### DATA:
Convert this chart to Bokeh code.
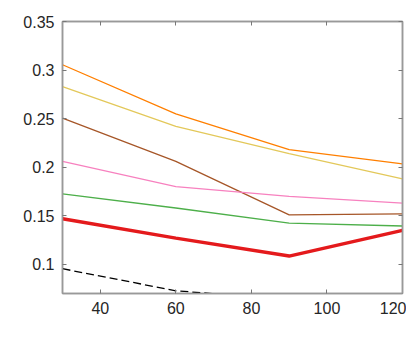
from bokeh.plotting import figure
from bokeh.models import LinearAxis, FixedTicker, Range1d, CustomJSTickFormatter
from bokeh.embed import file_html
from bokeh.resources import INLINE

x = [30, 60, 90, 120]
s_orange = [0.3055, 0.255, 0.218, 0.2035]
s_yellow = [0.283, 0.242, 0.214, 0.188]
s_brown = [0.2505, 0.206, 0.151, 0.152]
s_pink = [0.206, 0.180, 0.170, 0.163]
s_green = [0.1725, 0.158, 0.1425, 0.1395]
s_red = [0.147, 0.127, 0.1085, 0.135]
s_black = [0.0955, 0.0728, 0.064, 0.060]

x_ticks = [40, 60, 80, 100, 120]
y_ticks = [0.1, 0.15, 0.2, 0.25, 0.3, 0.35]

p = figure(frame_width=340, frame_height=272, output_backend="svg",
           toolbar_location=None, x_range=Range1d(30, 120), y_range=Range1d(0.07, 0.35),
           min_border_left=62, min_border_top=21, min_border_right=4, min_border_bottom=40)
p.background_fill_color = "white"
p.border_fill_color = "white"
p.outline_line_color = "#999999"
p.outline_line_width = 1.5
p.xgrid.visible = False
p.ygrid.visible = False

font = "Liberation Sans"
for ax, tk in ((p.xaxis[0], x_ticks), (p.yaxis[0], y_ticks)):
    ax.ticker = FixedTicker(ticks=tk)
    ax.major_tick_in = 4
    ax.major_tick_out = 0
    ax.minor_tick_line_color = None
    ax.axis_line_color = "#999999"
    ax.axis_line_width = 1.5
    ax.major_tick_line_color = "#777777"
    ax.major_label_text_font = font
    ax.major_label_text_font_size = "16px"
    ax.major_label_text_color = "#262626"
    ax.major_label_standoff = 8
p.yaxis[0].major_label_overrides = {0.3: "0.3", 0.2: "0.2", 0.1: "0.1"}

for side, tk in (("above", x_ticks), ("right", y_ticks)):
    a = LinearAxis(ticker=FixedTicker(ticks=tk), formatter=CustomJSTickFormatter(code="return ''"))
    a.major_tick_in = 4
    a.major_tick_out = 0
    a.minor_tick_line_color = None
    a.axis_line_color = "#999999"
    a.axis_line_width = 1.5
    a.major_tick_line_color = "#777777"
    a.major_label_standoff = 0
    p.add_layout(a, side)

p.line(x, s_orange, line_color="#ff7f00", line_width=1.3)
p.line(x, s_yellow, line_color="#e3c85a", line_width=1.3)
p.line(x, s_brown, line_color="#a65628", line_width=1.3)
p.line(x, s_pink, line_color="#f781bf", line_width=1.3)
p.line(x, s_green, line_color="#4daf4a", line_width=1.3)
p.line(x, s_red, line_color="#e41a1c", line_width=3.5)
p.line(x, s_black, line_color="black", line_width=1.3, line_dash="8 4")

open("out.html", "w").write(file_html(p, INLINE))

### YOUR TASK:
In this exercise, set down all of the data exactly, without the pictures.

### CORRECT RESPONSE:
Convert this chart to Bokeh code.
from bokeh.plotting import figure
from bokeh.models import LinearAxis, FixedTicker, Range1d, CustomJSTickFormatter
from bokeh.embed import file_html
from bokeh.resources import INLINE

x = [30, 60, 90, 120]
s_orange = [0.3055, 0.255, 0.218, 0.2035]
s_yellow = [0.283, 0.242, 0.214, 0.188]
s_brown = [0.2505, 0.206, 0.151, 0.152]
s_pink = [0.206, 0.180, 0.170, 0.163]
s_green = [0.1725, 0.158, 0.1425, 0.1395]
s_red = [0.147, 0.127, 0.1085, 0.135]
s_black = [0.0955, 0.0728, 0.064, 0.060]

x_ticks = [40, 60, 80, 100, 120]
y_ticks = [0.1, 0.15, 0.2, 0.25, 0.3, 0.35]

p = figure(frame_width=340, frame_height=272, output_backend="svg",
           toolbar_location=None, x_range=Range1d(30, 120), y_range=Range1d(0.07, 0.35),
           min_border_left=62, min_border_top=21, min_border_right=4, min_border_bottom=40)
p.background_fill_color = "white"
p.border_fill_color = "white"
p.outline_line_color = "#999999"
p.outline_line_width = 1.5
p.xgrid.visible = False
p.ygrid.visible = False

font = "Liberation Sans"
for ax, tk in ((p.xaxis[0], x_ticks), (p.yaxis[0], y_ticks)):
    ax.ticker = FixedTicker(ticks=tk)
    ax.major_tick_in = 4
    ax.major_tick_out = 0
    ax.minor_tick_line_color = None
    ax.axis_line_color = "#999999"
    ax.axis_line_width = 1.5
    ax.major_tick_line_color = "#777777"
    ax.major_label_text_font = font
    ax.major_label_text_font_size = "16px"
    ax.major_label_text_color = "#262626"
    ax.major_label_standoff = 8
p.yaxis[0].major_label_overrides = {0.3: "0.3", 0.2: "0.2", 0.1: "0.1"}

for side, tk in (("above", x_ticks), ("right", y_ticks)):
    a = LinearAxis(ticker=FixedTicker(ticks=tk), formatter=CustomJSTickFormatter(code="return ''"))
    a.major_tick_in = 4
    a.major_tick_out = 0
    a.minor_tick_line_color = None
    a.axis_line_color = "#999999"
    a.axis_line_width = 1.5
    a.major_tick_line_color = "#777777"
    a.major_label_standoff = 0
    p.add_layout(a, side)

p.line(x, s_orange, line_color="#ff7f00", line_width=1.3)
p.line(x, s_yellow, line_color="#e3c85a", line_width=1.3)
p.line(x, s_brown, line_color="#a65628", line_width=1.3)
p.line(x, s_pink, line_color="#f781bf", line_width=1.3)
p.line(x, s_green, line_color="#4daf4a", line_width=1.3)
p.line(x, s_red, line_color="#e41a1c", line_width=3.5)
p.line(x, s_black, line_color="black", line_width=1.3, line_dash="8 4")

open("out.html", "w").write(file_html(p, INLINE))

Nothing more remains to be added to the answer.